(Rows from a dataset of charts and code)
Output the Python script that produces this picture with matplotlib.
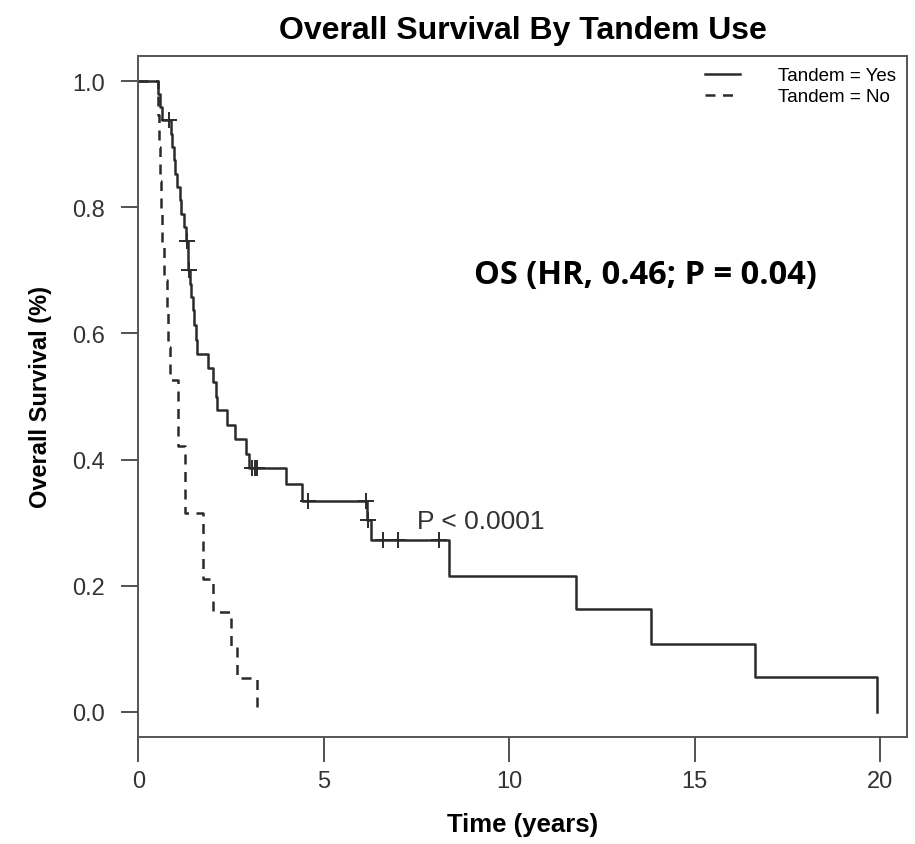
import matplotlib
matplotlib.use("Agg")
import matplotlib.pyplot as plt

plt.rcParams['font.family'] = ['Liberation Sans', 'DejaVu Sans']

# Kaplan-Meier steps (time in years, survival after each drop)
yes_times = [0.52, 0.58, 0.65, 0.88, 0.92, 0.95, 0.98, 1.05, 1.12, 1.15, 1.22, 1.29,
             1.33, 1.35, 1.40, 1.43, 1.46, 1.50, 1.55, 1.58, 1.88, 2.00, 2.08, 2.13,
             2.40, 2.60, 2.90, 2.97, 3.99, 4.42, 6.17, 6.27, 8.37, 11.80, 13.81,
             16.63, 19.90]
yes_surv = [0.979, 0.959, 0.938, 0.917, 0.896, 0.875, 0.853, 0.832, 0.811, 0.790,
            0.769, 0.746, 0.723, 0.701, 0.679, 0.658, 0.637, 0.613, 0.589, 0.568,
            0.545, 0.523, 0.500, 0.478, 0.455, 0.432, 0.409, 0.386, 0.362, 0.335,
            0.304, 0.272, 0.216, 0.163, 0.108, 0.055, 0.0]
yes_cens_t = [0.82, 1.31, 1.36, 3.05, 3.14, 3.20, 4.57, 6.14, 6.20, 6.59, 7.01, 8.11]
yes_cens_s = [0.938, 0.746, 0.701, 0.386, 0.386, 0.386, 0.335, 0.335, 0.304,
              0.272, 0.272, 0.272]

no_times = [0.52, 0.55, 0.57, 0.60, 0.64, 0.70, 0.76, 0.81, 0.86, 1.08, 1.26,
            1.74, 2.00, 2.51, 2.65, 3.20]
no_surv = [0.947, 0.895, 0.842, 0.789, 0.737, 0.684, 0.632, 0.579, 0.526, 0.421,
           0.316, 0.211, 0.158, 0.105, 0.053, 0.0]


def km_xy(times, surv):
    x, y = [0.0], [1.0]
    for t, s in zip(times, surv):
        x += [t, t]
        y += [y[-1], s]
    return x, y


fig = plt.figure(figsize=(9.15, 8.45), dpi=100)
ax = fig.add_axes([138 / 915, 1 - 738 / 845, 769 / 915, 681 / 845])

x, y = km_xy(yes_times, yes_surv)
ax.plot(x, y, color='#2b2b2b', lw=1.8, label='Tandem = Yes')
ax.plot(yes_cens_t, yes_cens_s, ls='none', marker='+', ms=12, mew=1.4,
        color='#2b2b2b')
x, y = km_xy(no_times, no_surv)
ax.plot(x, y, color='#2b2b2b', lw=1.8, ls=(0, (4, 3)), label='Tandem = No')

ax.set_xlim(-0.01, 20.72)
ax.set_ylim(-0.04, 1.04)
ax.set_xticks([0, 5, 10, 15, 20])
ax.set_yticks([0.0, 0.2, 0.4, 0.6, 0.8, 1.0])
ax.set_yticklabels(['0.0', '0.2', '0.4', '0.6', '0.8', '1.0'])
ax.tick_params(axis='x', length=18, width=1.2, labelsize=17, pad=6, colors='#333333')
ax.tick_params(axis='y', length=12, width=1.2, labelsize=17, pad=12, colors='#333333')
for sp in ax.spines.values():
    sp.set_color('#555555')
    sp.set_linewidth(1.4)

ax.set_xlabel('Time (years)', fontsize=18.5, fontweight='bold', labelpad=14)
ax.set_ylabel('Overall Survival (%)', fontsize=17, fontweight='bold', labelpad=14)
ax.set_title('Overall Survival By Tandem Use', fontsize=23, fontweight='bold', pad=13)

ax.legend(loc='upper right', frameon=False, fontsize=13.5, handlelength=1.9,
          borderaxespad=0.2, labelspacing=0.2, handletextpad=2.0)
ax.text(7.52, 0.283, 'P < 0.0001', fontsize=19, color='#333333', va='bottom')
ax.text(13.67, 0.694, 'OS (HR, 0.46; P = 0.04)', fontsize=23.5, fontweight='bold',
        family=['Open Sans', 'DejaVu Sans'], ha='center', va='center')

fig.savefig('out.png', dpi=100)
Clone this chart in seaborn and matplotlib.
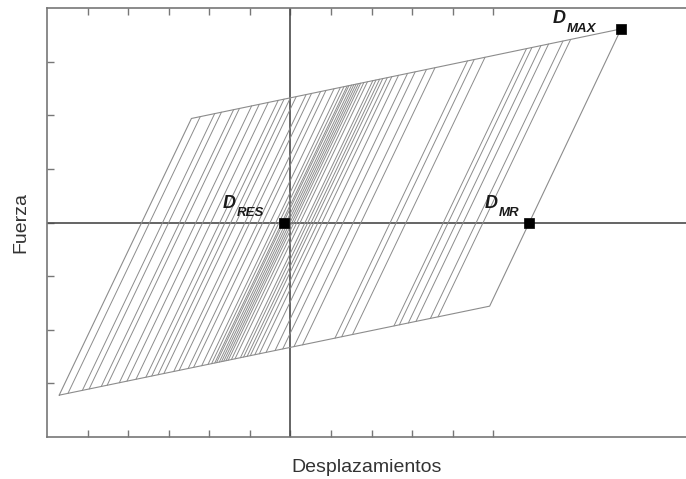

Written task
Report only how many lines of the listing hold the word "matplotlib".

Complete response
5